*WRITTEN INSTRUCTION*. Return, without pictures, the lines from the start of the data through the one that contains "plt.rcParams['font.family'] = ['Liberation".

*DATA EXCERPT*.

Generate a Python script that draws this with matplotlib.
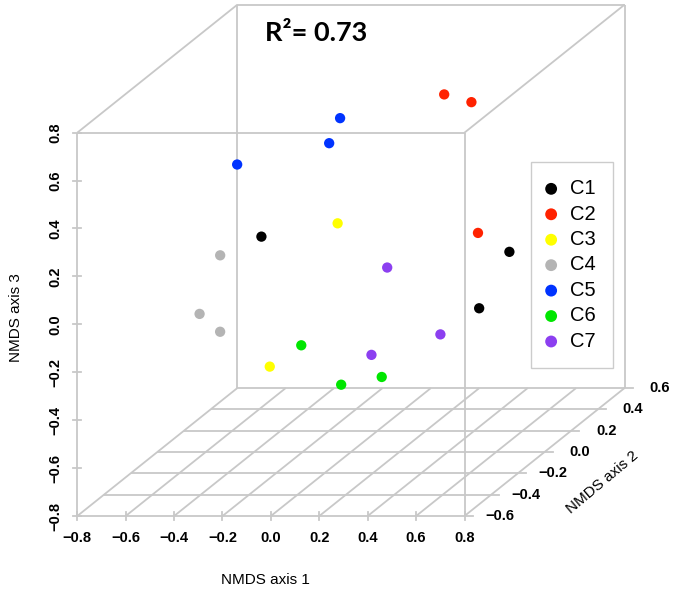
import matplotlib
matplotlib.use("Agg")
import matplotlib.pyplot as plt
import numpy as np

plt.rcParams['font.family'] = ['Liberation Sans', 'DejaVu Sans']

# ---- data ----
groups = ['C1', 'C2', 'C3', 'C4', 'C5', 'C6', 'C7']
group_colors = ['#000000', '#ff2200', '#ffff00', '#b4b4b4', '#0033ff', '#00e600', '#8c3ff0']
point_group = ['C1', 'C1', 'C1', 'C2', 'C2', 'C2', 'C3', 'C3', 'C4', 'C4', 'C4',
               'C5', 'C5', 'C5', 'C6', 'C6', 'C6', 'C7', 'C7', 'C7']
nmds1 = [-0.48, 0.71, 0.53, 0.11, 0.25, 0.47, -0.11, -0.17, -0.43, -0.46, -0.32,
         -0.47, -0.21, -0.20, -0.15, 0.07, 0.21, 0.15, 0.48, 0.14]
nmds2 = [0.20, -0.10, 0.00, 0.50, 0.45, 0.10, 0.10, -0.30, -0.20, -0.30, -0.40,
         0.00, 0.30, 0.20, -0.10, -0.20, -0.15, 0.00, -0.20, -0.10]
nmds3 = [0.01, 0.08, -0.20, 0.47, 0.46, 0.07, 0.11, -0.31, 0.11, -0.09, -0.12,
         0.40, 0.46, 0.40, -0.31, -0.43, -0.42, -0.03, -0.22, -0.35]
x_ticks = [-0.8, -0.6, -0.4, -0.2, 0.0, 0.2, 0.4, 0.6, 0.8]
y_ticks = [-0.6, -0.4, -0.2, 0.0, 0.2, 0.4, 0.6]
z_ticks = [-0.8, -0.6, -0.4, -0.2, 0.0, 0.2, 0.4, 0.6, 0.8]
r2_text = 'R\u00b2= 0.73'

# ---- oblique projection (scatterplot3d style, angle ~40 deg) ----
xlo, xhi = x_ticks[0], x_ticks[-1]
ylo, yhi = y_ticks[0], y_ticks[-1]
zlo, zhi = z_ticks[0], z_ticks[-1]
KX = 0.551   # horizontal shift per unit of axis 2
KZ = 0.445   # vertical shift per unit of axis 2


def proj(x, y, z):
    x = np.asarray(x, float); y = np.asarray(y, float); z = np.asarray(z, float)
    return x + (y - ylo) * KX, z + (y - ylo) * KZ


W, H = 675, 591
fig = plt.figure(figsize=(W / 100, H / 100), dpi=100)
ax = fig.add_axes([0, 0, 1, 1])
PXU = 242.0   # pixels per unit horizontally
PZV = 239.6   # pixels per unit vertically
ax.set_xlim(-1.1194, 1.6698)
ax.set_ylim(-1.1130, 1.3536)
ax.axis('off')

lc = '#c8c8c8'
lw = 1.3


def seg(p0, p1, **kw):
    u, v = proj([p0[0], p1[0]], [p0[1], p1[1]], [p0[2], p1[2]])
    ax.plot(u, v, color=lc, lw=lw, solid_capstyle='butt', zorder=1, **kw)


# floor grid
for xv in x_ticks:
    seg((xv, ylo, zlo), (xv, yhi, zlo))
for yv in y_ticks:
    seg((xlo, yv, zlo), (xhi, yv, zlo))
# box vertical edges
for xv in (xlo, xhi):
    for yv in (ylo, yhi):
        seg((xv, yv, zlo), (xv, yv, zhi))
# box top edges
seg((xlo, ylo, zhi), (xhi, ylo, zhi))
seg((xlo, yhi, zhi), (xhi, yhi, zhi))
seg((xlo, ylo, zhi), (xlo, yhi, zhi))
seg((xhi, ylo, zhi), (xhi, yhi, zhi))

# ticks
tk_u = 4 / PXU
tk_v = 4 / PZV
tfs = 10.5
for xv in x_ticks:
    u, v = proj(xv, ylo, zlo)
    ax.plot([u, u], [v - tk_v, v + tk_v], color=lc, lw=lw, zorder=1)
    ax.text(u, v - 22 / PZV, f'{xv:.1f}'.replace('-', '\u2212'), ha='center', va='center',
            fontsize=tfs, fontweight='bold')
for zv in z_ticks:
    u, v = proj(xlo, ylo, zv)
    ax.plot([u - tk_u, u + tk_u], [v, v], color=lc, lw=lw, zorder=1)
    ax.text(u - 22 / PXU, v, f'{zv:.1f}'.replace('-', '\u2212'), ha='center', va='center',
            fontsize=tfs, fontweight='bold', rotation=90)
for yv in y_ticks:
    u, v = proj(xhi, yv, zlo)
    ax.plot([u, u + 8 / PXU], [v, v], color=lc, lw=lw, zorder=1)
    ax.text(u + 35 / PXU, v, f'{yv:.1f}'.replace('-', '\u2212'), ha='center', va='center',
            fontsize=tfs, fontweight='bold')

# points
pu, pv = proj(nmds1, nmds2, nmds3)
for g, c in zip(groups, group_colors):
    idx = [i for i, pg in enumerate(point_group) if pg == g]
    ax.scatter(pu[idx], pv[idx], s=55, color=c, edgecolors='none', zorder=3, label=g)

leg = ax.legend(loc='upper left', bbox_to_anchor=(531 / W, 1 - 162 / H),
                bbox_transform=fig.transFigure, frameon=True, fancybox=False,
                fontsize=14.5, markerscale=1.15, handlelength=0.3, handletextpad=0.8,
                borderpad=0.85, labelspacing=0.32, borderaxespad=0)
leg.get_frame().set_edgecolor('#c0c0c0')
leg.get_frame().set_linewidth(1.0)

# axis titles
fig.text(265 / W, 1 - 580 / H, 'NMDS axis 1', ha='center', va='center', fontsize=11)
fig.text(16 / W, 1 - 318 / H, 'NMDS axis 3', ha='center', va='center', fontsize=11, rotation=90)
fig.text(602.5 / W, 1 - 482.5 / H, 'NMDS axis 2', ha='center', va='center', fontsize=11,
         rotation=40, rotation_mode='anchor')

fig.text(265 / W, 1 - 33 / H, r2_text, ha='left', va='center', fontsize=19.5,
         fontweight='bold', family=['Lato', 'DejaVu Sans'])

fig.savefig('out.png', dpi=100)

*EXPECTED ANSWER*.
Generate a Python script that draws this with matplotlib.
import matplotlib
matplotlib.use("Agg")
import matplotlib.pyplot as plt
import numpy as np

plt.rcParams['font.family'] = ['Liberation Sans', 'DejaVu Sans']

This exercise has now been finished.